Sigh. The cosmological model came into being after several years of academic discussions and finally crystallized around 1978, I believe. Plans for the Hubble didn’t even exist then. All people knew is what they could see from Earth surface and it was fine until later observations became absurdly contradictory comparing the math to known physics from agreed upon physics almost a century earlier. So… you solve for the math. You aren’t going to get a better cosmological model by observing distant galaxies from Earth surface. The only other options are abandoning the entirety of the cosmological model without a replacement or abandoning Einstein physics, which is worse.
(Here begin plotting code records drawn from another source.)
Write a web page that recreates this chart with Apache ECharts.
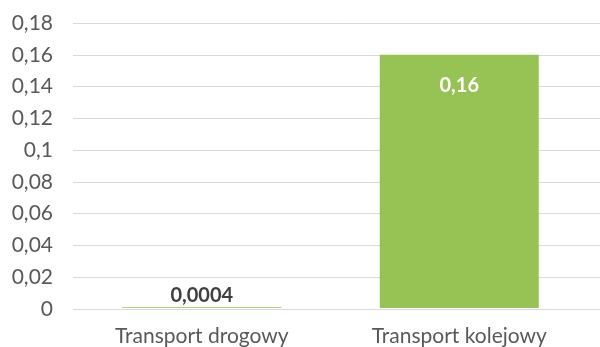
<!DOCTYPE html>
<html>
<head>
<meta charset="utf-8">
<script src="https://cdn.jsdelivr.net/npm/echarts@6/dist/echarts.min.js"></script>
<style>
  html, body { margin: 0; padding: 0; background: #fff; }
  #chart { width: 600px; height: 347px; }
</style>
</head>
<body>
<div id="chart"></div>
<script>
// Categories and values
const categories = ['Transport drogowy', 'Transport kolejowy'];
const values = [0.0004, 0.16];
const yMin = 0;
const yMax = 0.18;
const yStep = 0.02;

const fmt = v => String(+v.toFixed(4)).replace('.', ',');
const font = 'Lato, "Open Sans", sans-serif';

const chart = echarts.init(document.getElementById('chart'));
chart.setOption({
  animation: false,
  grid: [
    // background grid carrying the value axis and its gridlines
    { left: 73, right: 0, top: 23, bottom: 38 },
    // grid for the bars
    { left: 73, right: 12, top: 23, bottom: 38 }
  ],
  xAxis: [
    { type: 'category', gridIndex: 0, data: categories, show: false },
    {
      type: 'category', gridIndex: 1, data: categories,
      axisLine: { show: false },
      axisTick: { show: false },
      axisLabel: { color: '#595959', fontSize: 21, fontFamily: font, margin: 18 }
    }
  ],
  yAxis: [
    {
      type: 'value', gridIndex: 0, min: yMin, max: yMax, interval: yStep,
      axisLine: { show: false }, axisTick: { show: false },
      axisLabel: { color: '#595959', fontSize: 21, fontFamily: font, margin: 20, formatter: fmt },
      splitLine: { lineStyle: { color: '#d9d9d9', width: 1 } }
    },
    {
      type: 'value', gridIndex: 1, min: yMin, max: yMax, interval: yStep,
      show: false, splitLine: { show: false }
    }
  ],
  series: [{
    type: 'bar',
    xAxisIndex: 1, yAxisIndex: 1,
    barWidth: 159,
    itemStyle: { color: '#97c355' },
    label: {
      show: true,
      fontFamily: font,
      fontSize: 20,
      fontWeight: 'bold',
      formatter: p => fmt(p.value)
    },
    // small value labelled above its bar, large value inside the top
    data: [
      { value: values[0], label: { position: 'top', distance: 2, color: '#404040' } },
      { value: values[1], label: { position: 'insideTop', distance: 21, color: '#ffffff' } }
    ]
  }]
});
</script>
</body>
</html>
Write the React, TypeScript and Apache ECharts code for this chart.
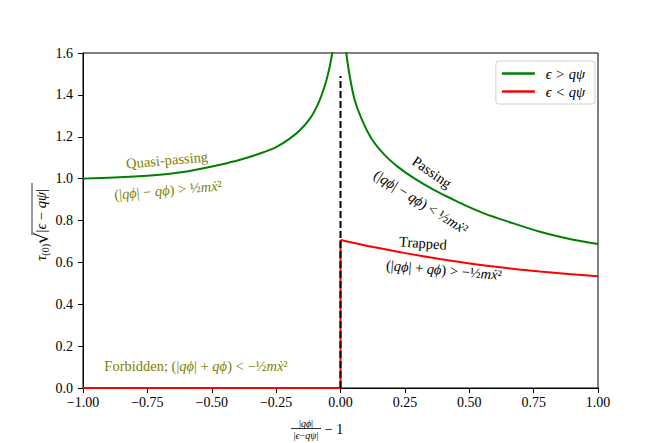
import React, { useEffect, useRef } from "react";
import * as echarts from "echarts";

// ---- data ----
const greenLeftX = [-1, -0.88, -0.75, -0.68, -0.62, -0.546, -0.468, -0.39, -0.313, -0.248, -0.196, -0.157, -0.118, -0.092, -0.073, -0.056, -0.043, -0.032, -0.025];
const greenLeftY = [1.0, 1.005, 1.014, 1.021, 1.03, 1.046, 1.066, 1.09, 1.12, 1.152, 1.192, 1.232, 1.288, 1.344, 1.4, 1.464, 1.528, 1.6, 1.66];
const greenRightX = [0.018, 0.0225, 0.036, 0.055, 0.081, 0.12, 0.172, 0.223, 0.288, 0.366, 0.43, 0.489, 0.56, 0.645, 0.775, 0.904, 1.0];
const greenRightY = [1.66, 1.6, 1.488, 1.376, 1.288, 1.192, 1.112, 1.056, 1.0, 0.944, 0.905, 0.87, 0.833, 0.797, 0.746, 0.708, 0.688];
const redLeftX = [-1, 0, 0];
const redLeftY = [0, 0, 0.707];
const redRightX = [0, 0.127, 0.257, 0.386, 0.516, 0.645, 0.775, 1.0];
const redRightY = [0.707, 0.673, 0.643, 0.616, 0.592, 0.573, 0.556, 0.534];
const dashX = [0, 0];
const dashY = [0, 1.49];
const seriesNames = ["ϵ > qψ", "ϵ < qψ"];

const zip = (xs: number[], ys: number[]) => xs.map((x, i) => [x, ys[i]]);

const SERIF = "'Liberation Serif', 'DejaVu Serif', serif";
const OLIVE = "#808000";

const richFor = (color: string, size: number) => ({
  i: { fontStyle: "italic", fontFamily: SERIF, fontSize: size, fill: color, color },
});

const mkText = (
  x: number,
  y: number,
  text: string,
  color: string,
  rotDeg: number,
  size = 14.5
) => ({
  type: "text",
  x,
  y,
  rotation: (rotDeg * Math.PI) / 180,
  style: {
    text,
    x: 0,
    y: 0,
    align: "center",
    verticalAlign: "middle",
    fill: color,
    fontFamily: SERIF,
    fontSize: size,
    rich: richFor(color, size),
  },
});

export default function App() {
  const ref = useRef<HTMLDivElement>(null);
  useEffect(() => {
    if (!ref.current) return;
    const chart = echarts.init(ref.current, undefined, { renderer: "svg" });
    const fmtX = (v: number) => (v < 0 ? "\u2212" : "") + Math.abs(v).toFixed(2);
    const fmtY = (v: number) => v.toFixed(1);
    chart.setOption({
      animation: false,
      backgroundColor: "#fff",
      grid: {
        left: 83,
        right: 66,
        top: 53,
        bottom: 55,
        show: true,
        borderColor: "#000",
        borderWidth: 1,
        backgroundColor: "transparent",
      },
      legend: {
        orient: "vertical",
        right: 69,
        top: 61,
        padding: [5, 10, 5, 6],
        itemGap: 3,
        itemWidth: 33,
        itemHeight: 2.5,
        borderColor: "#d0d0d0",
        borderWidth: 1,
        borderRadius: 3,
        backgroundColor: "#fff",
        data: seriesNames.map((n) => ({ name: n, icon: "rect" })),
        textStyle: { fontFamily: SERIF, fontSize: 14.5, fontStyle: "italic", color: "#000", padding: [0, 0, 0, 6] },
      },
      xAxis: {
        type: "value",
        min: -1,
        max: 1,
        interval: 0.25,
        axisLine: { show: true, onZero: false, lineStyle: { color: "#000", width: 1 } },
        axisTick: { show: true, inside: false, length: 5, lineStyle: { color: "#000" } },
        splitLine: { show: false },
        axisLabel: { formatter: fmtX, color: "#000", fontFamily: SERIF, fontSize: 14, margin: 7 },
      },
      yAxis: {
        type: "value",
        min: 0,
        max: 1.6,
        interval: 0.2,
        axisLine: { show: true, onZero: false, lineStyle: { color: "#000", width: 1 } },
        axisTick: { show: true, inside: false, length: 5, lineStyle: { color: "#000" } },
        splitLine: { show: false },
        axisLabel: { formatter: fmtY, color: "#000", fontFamily: SERIF, fontSize: 14, margin: 10 },
      },
      series: [
        {
          name: seriesNames[0],
          type: "line",
          data: zip(greenLeftX, greenLeftY),
          symbol: "none",
          smooth: 0.3,
          clip: true,
          lineStyle: { color: "#008000", width: 2 },
          itemStyle: { color: "#008000" },
          z: 2,
        },
        {
          name: seriesNames[0],
          type: "line",
          data: zip(greenRightX, greenRightY),
          symbol: "none",
          smooth: 0.3,
          clip: true,
          lineStyle: { color: "#008000", width: 2 },
          itemStyle: { color: "#008000" },
          z: 2,
        },
        {
          name: seriesNames[1],
          type: "line",
          data: zip(redLeftX, redLeftY),
          symbol: "none",
          clip: false,
          lineStyle: { color: "#ff0000", width: 2 },
          itemStyle: { color: "#ff0000" },
          z: 3,
        },
        {
          name: seriesNames[1],
          type: "line",
          data: zip(redRightX, redRightY),
          symbol: "none",
          smooth: 0.3,
          clip: true,
          lineStyle: { color: "#ff0000", width: 2 },
          itemStyle: { color: "#ff0000" },
          z: 3,
        },
        {
          name: "boundary",
          type: "line",
          data: zip(dashX, dashY),
          symbol: "none",
          lineStyle: { color: "#000", width: 2, type: [7, 3] },
          z: 4,
        },
      ],
      graphic: [
        mkText(167, 160, "Quasi-passing", OLIVE, 5),
        mkText(168, 190, "(|{i|qϕ}| − {i|qϕ}) > ½{i|mẋ}²", OLIVE, 5),
        mkText(432, 172, "Passing", "#000", -35),
        mkText(421, 202, "(|{i|qϕ}| − {i|qϕ}) < ½{i|mẋ}²", "#000", -32),
        mkText(423, 243, "Trapped", "#000", -4),
        mkText(444, 270, "(|{i|qϕ}| + {i|qϕ}) > −½{i|mẋ}²", "#000", -5),
        mkText(196, 366, "Forbidden; (|{i|qϕ}| + {i|qϕ}) < −½{i|mẋ}²", OLIVE, 0),
        {
          type: "group",
          x: 41,
          y: 225,
          rotation: Math.PI / 2,
          children: [
            {
              type: "text",
              style: {
                text: "{i|τ}{s|(0)}{r|√}|{i|ϵ} − {i|qψ}|",
                x: 0,
                y: 0,
                align: "center",
                verticalAlign: "middle",
                fill: "#000",
                fontFamily: SERIF,
                fontSize: 14.5,
                rich: {
                  i: { fontStyle: "italic", fontFamily: SERIF, fontSize: 14.5 },
                  s: { fontFamily: SERIF, fontSize: 10, padding: [8, 0, 0, 0] },
                  r: { fontFamily: "'DejaVu Serif', serif", fontSize: 18 },
                },
              },
            },
            {
              type: "line",
              shape: { x1: -10, y1: -9, x2: 42, y2: -9 },
              style: { stroke: "#000", lineWidth: 0.8 },
            },
          ],
        },
        {
          type: "text",
          x: 306,
          y: 423,
          style: {
            text: "|{i|qϕ}|",
            align: "center",
            verticalAlign: "middle",
            fill: "#000",
            fontFamily: SERIF,
            fontSize: 10,
            rich: { i: { fontStyle: "italic", fontFamily: SERIF, fontSize: 10 } },
          },
        },
        {
          type: "line",
          shape: { x1: 291, y1: 428.5, x2: 321, y2: 428.5 },
          style: { stroke: "#000", lineWidth: 0.8 },
        },
        {
          type: "text",
          x: 306,
          y: 435,
          style: {
            text: "|{i|ϵ}−{i|qψ}|",
            align: "center",
            verticalAlign: "middle",
            fill: "#000",
            fontFamily: SERIF,
            fontSize: 10,
            rich: { i: { fontStyle: "italic", fontFamily: SERIF, fontSize: 10 } },
          },
        },
        {
          type: "text",
          x: 334,
          y: 429,
          style: {
            text: "− 1",
            align: "center",
            verticalAlign: "middle",
            fill: "#000",
            fontFamily: SERIF,
            fontSize: 14,
          },
        },
      ],
    });
    return () => chart.dispose();
  }, []);
  return (
    <div
      ref={ref}
      style={{ position: "absolute", left: 0, top: 0, width: 664, height: 443 }}
    />
  );
}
That still does not make something entirely without evidence thrust into existence. It certainly doesn’t explain the level of emotional investment. Your only arguments supporting your position are purely social conduct: expertise, agreement, confidence, and apparent sadness. These are not observations. They are not physics proofs. They aren’t even measurements. They are the equivalent of the church calling Galileo a heretic. You call my opinion absurd only because it, according to your own words, inconveniences you, god forbid.